## Written instruction
Lines containing the string "code" are to be collected in full.

## Supplied material

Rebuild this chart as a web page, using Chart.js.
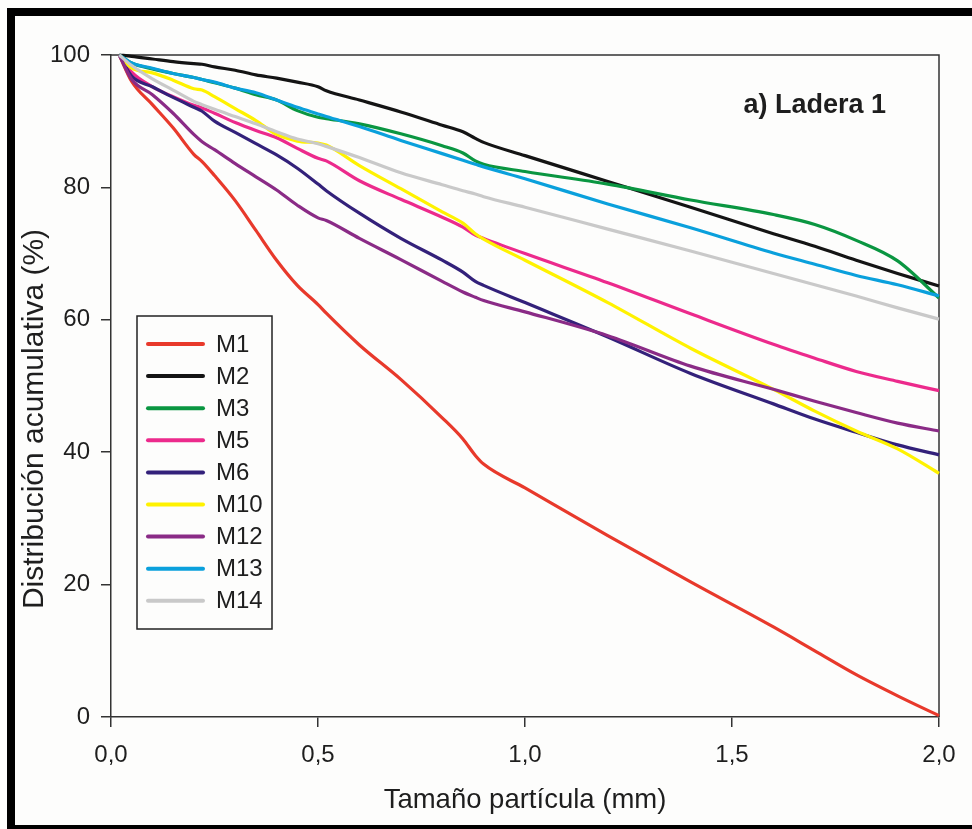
<!DOCTYPE html>
<html lang="es">
<head>
<meta charset="utf-8">
<title>Ladera 1 - distribución acumulativa</title>
<script src="https://cdn.jsdelivr.net/npm/chart.js@4.4.1/dist/chart.umd.min.js"></script>
<style>
  html, body { margin: 0; padding: 0; background: #fff; }
  canvas { display: block; }
</style>
</head>
<body>
<canvas id="chart" width="972" height="829"></canvas>
<script>
// Particle size (mm) at which every curve is sampled
const sizes = [0.02, 0.05, 0.1, 0.15, 0.2, 0.22, 0.25, 0.3, 0.35, 0.4, 0.45, 0.5, 0.52, 0.6, 0.7, 0.8, 0.85, 0.88, 0.9, 1.0, 1.2, 1.4, 1.6, 1.7, 1.8, 1.9, 2.0];

// Cumulative distribution (%) per sample
const m1  = [100, 96.0, 92.5, 89.0, 85.0, 83.9, 81.8, 78.0, 73.5, 69.0, 65.2, 62.3, 61.0, 56.2, 51.0, 45.2, 42.0, 39.5, 38.2, 34.6, 27.4, 20.4, 13.6, 10.0, 6.4, 3.2, 0.2];
const m2  = [100, 99.8, 99.4, 99.0, 98.7, 98.6, 98.2, 97.7, 97.0, 96.5, 95.9, 95.2, 94.6, 93.2, 91.4, 89.4, 88.4, 87.4, 86.8, 84.8, 80.9, 77.0, 73.0, 71.1, 69.0, 67.0, 65.1];
const m3  = [100, 98.8, 97.9, 97.2, 96.6, 96.3, 95.8, 95.0, 94.0, 93.2, 91.6, 90.6, 90.4, 89.6, 88.1, 86.3, 85.2, 84.0, 83.5, 82.4, 80.5, 78.1, 75.9, 74.4, 72.0, 68.9, 63.3];
const m5  = [100, 97.4, 95.2, 93.7, 92.4, 92.0, 91.2, 89.8, 88.6, 87.5, 85.9, 84.4, 84.0, 81.0, 78.2, 75.5, 74.0, 72.8, 72.3, 70.0, 65.6, 60.9, 56.3, 54.2, 52.2, 50.7, 49.3];
const m6  = [100, 96.8, 95.2, 93.6, 92.1, 91.5, 90.0, 88.3, 86.6, 84.9, 82.9, 80.5, 79.5, 76.1, 72.3, 69.0, 67.2, 65.8, 65.2, 62.6, 57.4, 51.9, 47.3, 45.0, 43.0, 41.1, 39.6];
const m10 = [100, 98.0, 97.3, 96.2, 94.9, 94.7, 93.7, 91.9, 90.1, 88.0, 87.0, 86.7, 86.4, 83.3, 79.8, 76.3, 74.6, 73.0, 72.2, 69.0, 62.6, 55.7, 49.5, 46.2, 43.2, 40.5, 36.8];
const m12 = [100, 96.3, 94.0, 91.2, 88.0, 86.9, 85.7, 83.6, 81.6, 79.6, 77.3, 75.4, 75.0, 72.3, 69.1, 65.8, 64.2, 63.4, 62.9, 61.2, 57.6, 53.0, 49.5, 47.7, 46.0, 44.4, 43.2];
const m13 = [100, 98.8, 98.0, 97.2, 96.6, 96.3, 95.9, 95.0, 94.3, 93.2, 92.1, 91.1, 90.7, 89.2, 87.1, 85.1, 84.1, 83.5, 83.1, 81.3, 77.5, 73.9, 70.1, 68.4, 66.7, 65.3, 63.6];
const m14 = [100, 98.4, 96.4, 94.7, 93.0, 92.5, 91.8, 90.7, 89.6, 88.4, 87.3, 86.6, 86.2, 84.5, 82.2, 80.4, 79.5, 79.0, 78.6, 77.0, 73.7, 70.4, 67.0, 65.3, 63.6, 61.8, 60.1];

const sampleNames  = ['M1', 'M2', 'M3', 'M5', 'M6', 'M10', 'M12', 'M13', 'M14'];
const sampleValues = [m1, m2, m3, m5, m6, m10, m12, m13, m14];
const sampleColors = ['#e8392b', '#141414', '#0a9641', '#ec2a8c', '#33217a', '#fff200', '#8a2b86', '#0aa0dc', '#c9c9c9'];

const xTickValues = [0, 0.5, 1, 1.5, 2];
const xTickLabels = ['0,0', '0,5', '1,0', '1,5', '2,0'];
const yTickValues = [0, 20, 40, 60, 80, 100];

const panelLabel = 'a) Ladera 1';
const panelLabelAt = { x: 1.70, y: 92.4 };
const xTitle = 'Tamaño partícula (mm)';
const yTitle = 'Distribución acumulativa (%)';

const FONT = '"Liberation Sans", Arial, Helvetica, sans-serif';
const INK = '#1e1e1e';
const PAPER = '#fdfdfc';

Chart.defaults.font.family = FONT;
Chart.defaults.color = INK;

// Page background and the heavy black frame round the figure
const framePlugin = {
  id: 'frame',
  beforeDraw(chart) {
    const ctx = chart.ctx;
    ctx.save();
    ctx.fillStyle = PAPER;
    ctx.fillRect(0, 0, chart.width, chart.height);
    ctx.fillStyle = '#000';
    ctx.fillRect(7, 8, 8, chart.height - 8);
    ctx.fillRect(7, 8, chart.width - 7, 8);
    ctx.fillRect(7, 825, chart.width - 7, chart.height - 825);
    ctx.restore();
  },
  beforeDatasetsDraw(chart) {
    // top and right sides of the plot box
    const { ctx, chartArea: a } = chart;
    ctx.save();
    ctx.strokeStyle = '#333';
    ctx.lineWidth = 1.5;
    ctx.beginPath();
    ctx.moveTo(a.left, a.top);
    ctx.lineTo(a.right, a.top);
    ctx.lineTo(a.right, a.bottom);
    ctx.stroke();
    ctx.restore();
  }
};

// Boxed legend inside the plot, lower left
const legendBoxPlugin = {
  id: 'legendBox',
  afterDatasetsDraw(chart) {
    const { ctx, chartArea: a } = chart;
    const left = a.left + 26;
    const top = a.top + 261;
    const width = 135;
    const height = 313;
    ctx.save();
    ctx.fillStyle = PAPER;
    ctx.fillRect(left, top, width, height);
    ctx.strokeStyle = '#222';
    ctx.lineWidth = 1.5;
    ctx.strokeRect(left, top, width, height);
    ctx.font = '24px ' + FONT;
    ctx.textBaseline = 'middle';
    ctx.textAlign = 'left';
    chart.data.datasets.forEach((ds, i) => {
      const y = top + 28 + i * 32.1;
      ctx.strokeStyle = ds.borderColor;
      ctx.lineWidth = 4;
      ctx.lineCap = 'round';
      ctx.beginPath();
      ctx.moveTo(left + 11, y);
      ctx.lineTo(left + 66, y);
      ctx.stroke();
      ctx.fillStyle = INK;
      ctx.fillText(ds.label, left + 79, y + 1);
    });
    ctx.restore();
  }
};

// Panel tag and the rotated y axis caption
const captionsPlugin = {
  id: 'captions',
  afterDraw(chart) {
    const { ctx, chartArea: a, scales } = chart;
    ctx.save();
    ctx.fillStyle = INK;
    ctx.font = 'bold 27px ' + FONT;
    ctx.textAlign = 'center';
    ctx.textBaseline = 'middle';
    ctx.fillText(panelLabel, scales.x.getPixelForValue(panelLabelAt.x), scales.y.getPixelForValue(panelLabelAt.y));

    ctx.translate(35, a.bottom - 298);
    ctx.rotate(-Math.PI / 2);
    ctx.font = '30px ' + FONT;
    ctx.fillText(yTitle, 0, 0);
    ctx.restore();
  }
};

const datasets = sampleNames.map((name, i) => ({
  label: name,
  data: sizes.map((s, j) => ({ x: s, y: sampleValues[i][j] })),
  borderColor: sampleColors[i],
  borderWidth: 3.2,
  pointRadius: 0,
  fill: false,
  clip: false,
  cubicInterpolationMode: 'monotone',
  order: sampleNames.length - i
}));

new Chart(document.getElementById('chart'), {
  type: 'line',
  data: { datasets },
  plugins: [framePlugin, legendBoxPlugin, captionsPlugin],
  options: {
    responsive: false,
    animation: false,
    devicePixelRatio: 1,
    layout: { padding: { top: 55, right: 33, bottom: 0, left: 0 } },
    plugins: {
      legend: { display: false },
      tooltip: { enabled: false }
    },
    scales: {
      x: {
        type: 'linear',
        min: 0,
        max: 2,
        afterBuildTicks: s => { s.ticks = xTickValues.map(v => ({ value: v })); },
        afterFit: s => { s.height = 112; },
        grid: { drawOnChartArea: false, tickLength: 10, color: '#333', lineWidth: 1.5 },
        border: { color: '#333', width: 1.5 },
        ticks: {
          padding: 14,
          maxRotation: 0,
          font: { size: 24 },
          color: INK,
          callback: (v, i) => xTickLabels[i]
        },
        title: { display: true, text: xTitle, font: { size: 27.5 }, color: INK, padding: { top: 0, bottom: 12 } }
      },
      y: {
        min: 0,
        max: 100,
        afterBuildTicks: s => { s.ticks = yTickValues.map(v => ({ value: v })); },
        afterFit: s => { s.width = 111; },
        grid: { drawOnChartArea: false, tickLength: 10, color: '#333', lineWidth: 1.5 },
        border: { color: '#333', width: 1.5 },
        ticks: { padding: 11, font: { size: 24 }, color: INK, callback: v => String(v) }
      }
    }
  }
});
</script>
</body>
</html>
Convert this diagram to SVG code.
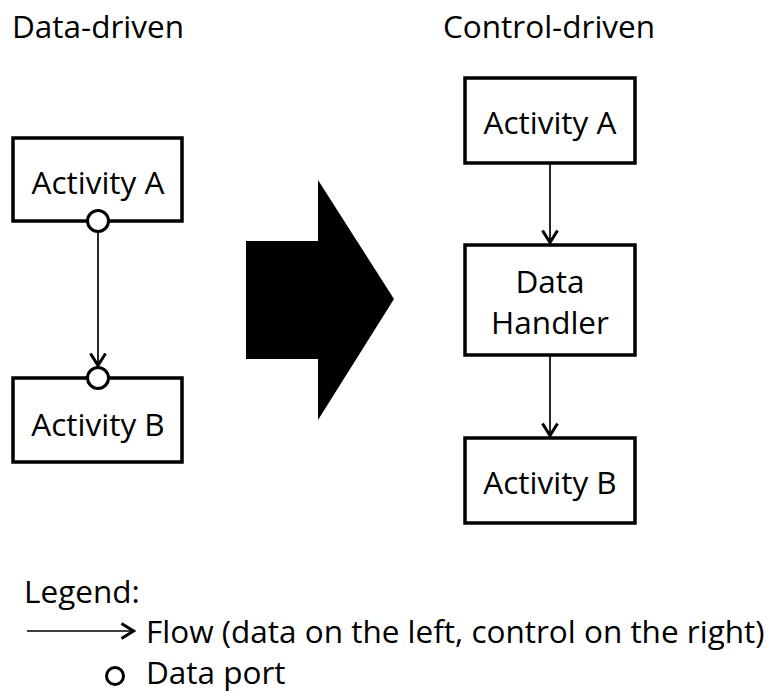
<svg xmlns="http://www.w3.org/2000/svg" width="773" height="693" viewBox="0 0 773 693">
<style>
text{font-family:"Open Sans","Liberation Sans",sans-serif;font-size:31.5px;fill:#000}
.box{fill:#fff;stroke:#000;stroke-width:3.5}
.port{fill:#fff;stroke:#000;stroke-width:3}
.edge{stroke:#000;stroke-width:1.7;fill:none}
.c{text-anchor:middle}
</style>
<defs>
<marker id="ah" viewBox="0 0 16 20" refX="14" refY="10" markerWidth="16" markerHeight="20" markerUnits="userSpaceOnUse" orient="auto">
<path d="M1.5,2.5 L13.5,10 L1.5,17.5" fill="none" stroke="#000" stroke-width="3"/>
</marker>
</defs>
<rect width="773" height="693" fill="#fff"/>
<text x="12" y="38">Data-driven</text>
<text x="443" y="38">Control-driven</text>
<g id="connectors">
<line class="edge" x1="98" y1="233" x2="98" y2="366" marker-end="url(#ah)"/>
<line class="edge" x1="550" y1="163" x2="550" y2="243" marker-end="url(#ah)"/>
<line class="edge" x1="550" y1="355" x2="550" y2="436" marker-end="url(#ah)"/>
</g>
<g id="left-activity-a">
<rect class="box" x="13" y="138" width="169" height="83"/>
<text class="c" x="98" y="194">Activity A</text>
<circle class="port" cx="98" cy="221" r="10.5"/>
</g>
<g id="left-activity-b">
<rect class="box" x="13" y="378" width="169" height="84"/>
<text class="c" x="98" y="436">Activity B</text>
<circle class="port" cx="98" cy="378" r="10.5"/>
</g>
<g id="big-arrow">
<polygon points="246,241 318,241 318,180 394,299 318,420 318,359 246,359" fill="#000"/>
</g>
<g id="right-activity-a">
<rect class="box" x="465" y="78" width="170" height="85"/>
<text class="c" x="550" y="134">Activity A</text>
</g>
<g id="data-handler">
<rect class="box" x="465" y="245" width="170" height="110"/>
<text class="c" x="550" y="293">Data</text>
<text class="c" x="550" y="334">Handler</text>
</g>
<g id="right-activity-b">
<rect class="box" x="465" y="438" width="170" height="85"/>
<text class="c" x="550" y="494">Activity B</text>
</g>
<g id="legend">
<text x="24" y="603">Legend:</text>
<line class="edge" x1="27" y1="631" x2="134" y2="631" marker-end="url(#ah)"/>
<text x="146" y="643">Flow (data on the left, control on the right)</text>
<circle class="port" cx="115" cy="676" r="8.5"/>
<text x="146" y="684">Data port</text>
</g>
</svg>
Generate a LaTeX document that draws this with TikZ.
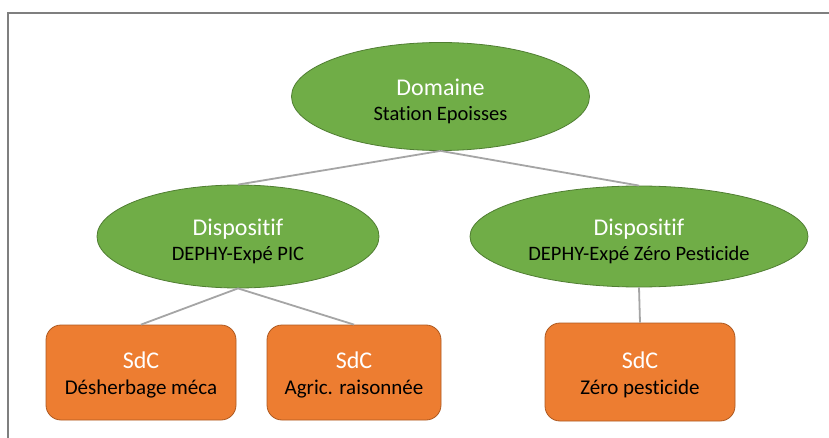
\documentclass[tikz,border=0pt]{standalone}
\usepackage{fontspec}
\setmainfont{Carlito}[Ligatures=NoCommon]
\usetikzlibrary{shapes.geometric}
\definecolor{gfill}{HTML}{70AD47}
\definecolor{gline}{HTML}{507E32}
\definecolor{ofill}{HTML}{ED7D31}
\definecolor{oline}{HTML}{AE5A21}
\definecolor{conn}{HTML}{A5A5A5}
\definecolor{frame}{HTML}{7F7F7F}
\tikzset{
  ell/.style={ellipse, draw=gline, fill=gfill, line width=0.8pt, inner sep=0pt, align=center,
    font=\fontsize{20.5}{25}\selectfont},
  sdc/.style={rectangle, rounded corners=15pt, draw=oline, fill=ofill, line width=0.8pt, inner sep=0pt,
    align=center, font=\fontsize{21}{26}\selectfont},
  link/.style={draw=conn, line width=1.8pt}
}
\newcommand{\ttlline}[2]{{\color{white}\fontsize{24}{25}\selectfont\rule{0pt}{#1}#2}}
\begin{document}
\begin{tikzpicture}[x=1pt,y=-1pt]
\useasboundingbox (0,0) rectangle (829,438);
\fill[white] (0,0) rectangle (829,438);
\draw[frame, line width=1.5pt] (8,438) -- (8,13) -- (829,13);
% nodes
\node[ell, minimum width=298pt, minimum height=108pt] (dom) at (440.5,96.5)
  {\ttlline{27pt}{Domaine}\\Station Epoisses};
\node[ell, minimum width=282pt, minimum height=103pt] (d1) at (238,236.5)
  {\ttlline{27pt}{Dispositif}\\DEPHY-Expé PIC};
\node[ell, minimum width=338pt, minimum height=101pt] (d2) at (639,236.5)
  {\ttlline{27pt}{Dispositif}\\DEPHY-Expé Zéro Pesticide};
\node[sdc, minimum width=190pt, minimum height=95pt] (s1) at (141,372.5)
  {\ttlline{22pt}{SdC}\\Désherbage méca};
\node[sdc, minimum width=174pt, minimum height=95pt] (s2) at (354,372.5)
  {\ttlline{22pt}{SdC}\\Agric. raisonnée};
\node[sdc, minimum width=190pt, minimum height=98pt] (s3) at (640,372)
  {\ttlline{22pt}{SdC}\\Zéro pesticide};
% connectors
\draw[link] (dom.south) -- (d1.north);
\draw[link] (dom.south) -- (d2.north);
\draw[link] (d1.south) -- (s1.north);
\draw[link] (d1.south) -- (s2.north);
\draw[link] (d2.south) -- (s3.north);
\end{tikzpicture}
\end{document}
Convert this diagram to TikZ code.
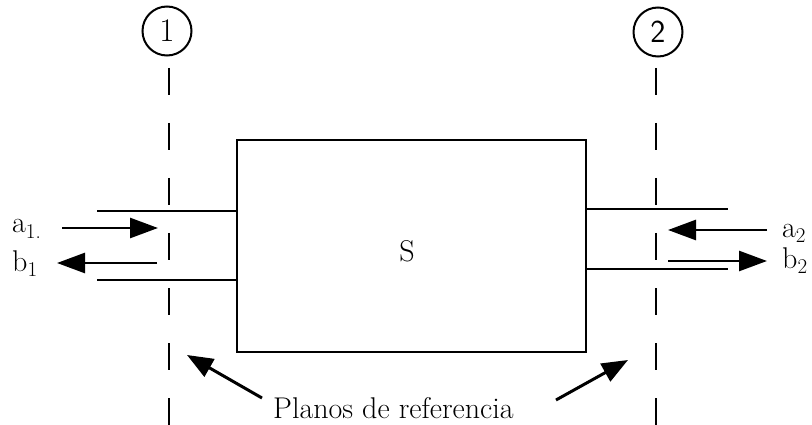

## In response
Convert this diagram to SVG code.
Convert this diagram to TikZ code.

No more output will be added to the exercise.